The organization of topics and the definition of inter-connections is also a matter for research, since there are related domains with contributing authorities. For instance, in the category of the social sciences, a contributor who edits the article of Adam Smith and has an acceptance factor can be retained on both the economics and philosophy domains, as an article about Adam Smith is represented in both. In that case, network modelling using two layer networks (document reference, authority reference) can enhance the trust of the contributions (Hess et al., 2006).

Furthermore, the measures developed and presented in this report do not actually measure the subjective quality of an article, since such a task is a cognitive process characterized by a high level of complexity. Those measures can contribute to providing an indicator of consensus related to an article, and thus assert that it does not provide controversial views or expressions of a small group of persons (especially in articles with political content). Thus, a level of neutrality expressed in the writing of the article is asserted.

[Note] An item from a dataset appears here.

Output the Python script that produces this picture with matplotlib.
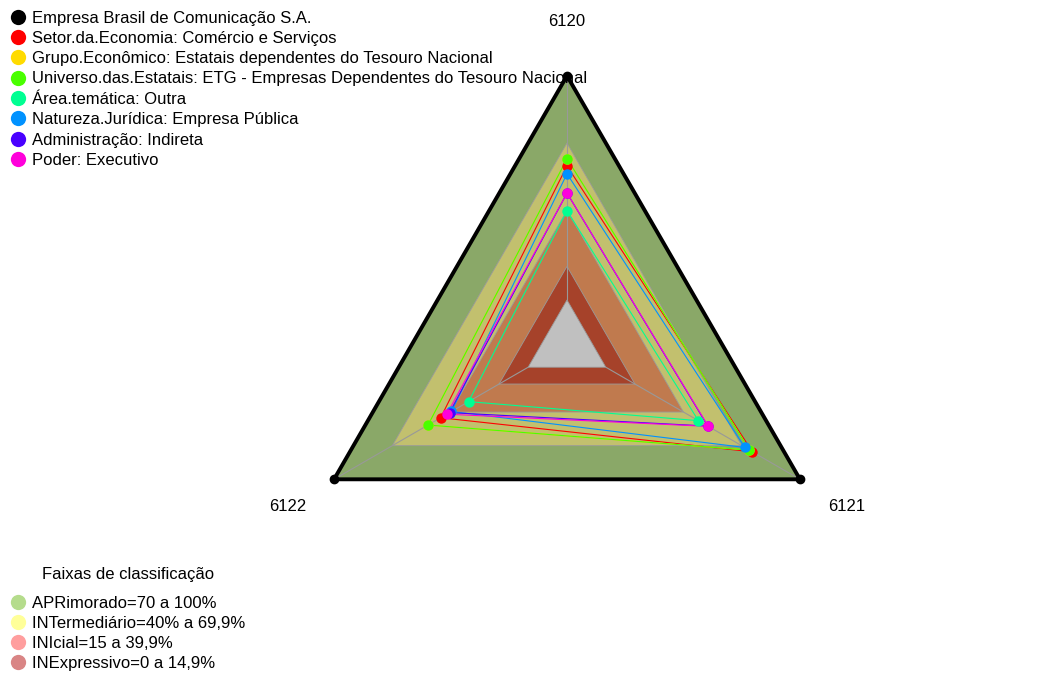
import numpy as np
import matplotlib
matplotlib.use("Agg")
import matplotlib.pyplot as plt
from matplotlib.lines import Line2D

plt.rcParams["font.family"] = ["Liberation Sans", "DejaVu Sans"]

# Eixos do radar (dimensões) e seus ângulos
axis_labels = ["6120", "6121", "6122"]
axis_angles = [90, -30, 210]

series_names = [
    "Empresa Brasil de Comunicação S.A.",
    "Setor.da.Economia: Comércio e Serviços",
    "Grupo.Econômico: Estatais dependentes do Tesouro Nacional",
    "Universo.das.Estatais: ETG - Empresas Dependentes do Tesouro Nacional",
    "Área.temática: Outra",
    "Natureza.Jurídica: Empresa Pública",
    "Administração: Indireta",
    "Poder: Executivo",
]
series_colors = ["#000000", "#FF0000", "#FFDB00", "#49FF00",
                 "#00FF92", "#0092FF", "#4900FF", "#FF00DB"]

# notas (%) por eixo: 6120, 6121, 6122
empresa = [100.0, 100.0, 100.0]
setor = [59.8, 75.5, 45.1]
grupo = [63.0, 74.0, 51.6]
universo = [63.0, 74.0, 51.6]
area = [39.8, 47.7, 30.7]
natureza = [56.3, 71.6, 39.5]
administracao = [47.7, 52.5, 40.5]
poder = [47.7, 52.8, 41.9]
series_values = [empresa, setor, grupo, universo, area, natureza, administracao, poder]

# faixas de classificação
band_title = "Faixas de classificação"
band_names = ["APRimorado=70 a 100%", "INTermediário=40% a 69,9%",
              "INIcial=15 a 39,9%", "INExpressivo=0 a 14,9%"]
band_upper = [100, 70, 40, 15]
band_fill = ["#8AA868", "#C2C06E", "#C07A4E", "#A6422A"]
band_legend = ["#B5DC8C", "#FFFF99", "#FF9E9E", "#D98585"]
center_fill = "#C0C0C0"

n_seg = 5


def radius(v):
    # escala com centro deslocado (não parte do zero)
    return 1.0 / (n_seg + 1) + np.asarray(v) / 100.0 * n_seg / (n_seg + 1)


theta = np.deg2rad(axis_angles)


def to_xy(vals):
    r = radius(vals)
    x = r * np.cos(theta)
    y = r * np.sin(theta)
    return np.append(x, x[0]), np.append(y, y[0])


W, H = 1047, 673
cx, cy, R = 567, 344.8, 269.0
fig = plt.figure(figsize=(W / 100, H / 100), dpi=100)
ax = fig.add_axes([0, 0, 1, 1])
ax.set_xlim(-cx / R, (W - cx) / R)
ax.set_ylim(-(H - cy) / R, cy / R)
ax.axis("off")

# faixas preenchidas
for up, col in zip(band_upper, band_fill):
    x, y = to_xy([up] * 3)
    ax.fill(x, y, color=col, ec="#9a9a9a", lw=0.6, zorder=1)
x, y = to_xy([0] * 3)
ax.fill(x, y, color=center_fill, ec="#9a9a9a", lw=0.6, zorder=1)

# linhas dos eixos
for t in theta:
    r0 = radius(0)
    ax.plot([r0 * np.cos(t), np.cos(t)], [r0 * np.sin(t), np.sin(t)],
            color="#999999", lw=0.8, zorder=2)

# séries
for i, (vals, col) in enumerate(zip(series_values, series_colors)):
    x, y = to_xy(vals)
    if i == 0:
        ax.plot(x, y, color=col, lw=2.8, zorder=3)
        ax.plot(x[:-1], y[:-1], "o", color=col, ms=6, zorder=4)
    else:
        ax.plot(x, y, color=col, lw=0.8, zorder=3)
        ax.plot(x[:-1], y[:-1], "o", color=col, ms=7.5, mec="none", zorder=4)

# rótulos dos eixos
for lab, t in zip(axis_labels, theta):
    ax.text(1.2 * np.cos(t), 1.2 * np.sin(t), lab, ha="center", va="center",
            fontsize=12)

leg_kw = dict(loc="upper left", bbox_transform=fig.transFigure, frameon=False,
              fontsize=12, handlelength=1.0, handletextpad=0.34, labelspacing=0.32,
              borderpad=0, borderaxespad=0)

handles = [Line2D([], [], marker="o", ls="none", color=c, mec="none", markersize=11)
           for c in series_colors]
leg1 = ax.legend(handles, series_names, bbox_to_anchor=(9.7 / W, 1 - 10.5 / H), **leg_kw)
leg1.set_zorder(2.5)
ax.add_artist(leg1)

band_handles = [Line2D([], [], marker="o", ls="none", color=c, mec="none", markersize=11)
                for c in band_legend]
ax.legend(band_handles, band_names, bbox_to_anchor=(9.7 / W, 1 - 596 / H),
          **dict(leg_kw, labelspacing=0.3))
fig.text(128.5 / W, 1 - 575 / H, band_title, ha="center", va="center", fontsize=12)

fig.savefig("out.png", dpi=100)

Finally, specific attention should be given to the diffusion of different affiliations related to one actor. For example, a contributor may have many affiliations to unrelated subjects. This may imply that the contributor has knowledge of both fields, but in special topic cases (e.g. cardiology), the contribution in subjects such as Renaissance can be attributed as a non-expert one. Therefore, a classification of the competencies of each contributor may need to be promoted to strengthen their credibility and association with the subject or the article contributed."

[edit] Comments

"providing an authoritative ranking mechanism based on social interaction data, we measure the reliability of an article based on credibility of contributing authorities."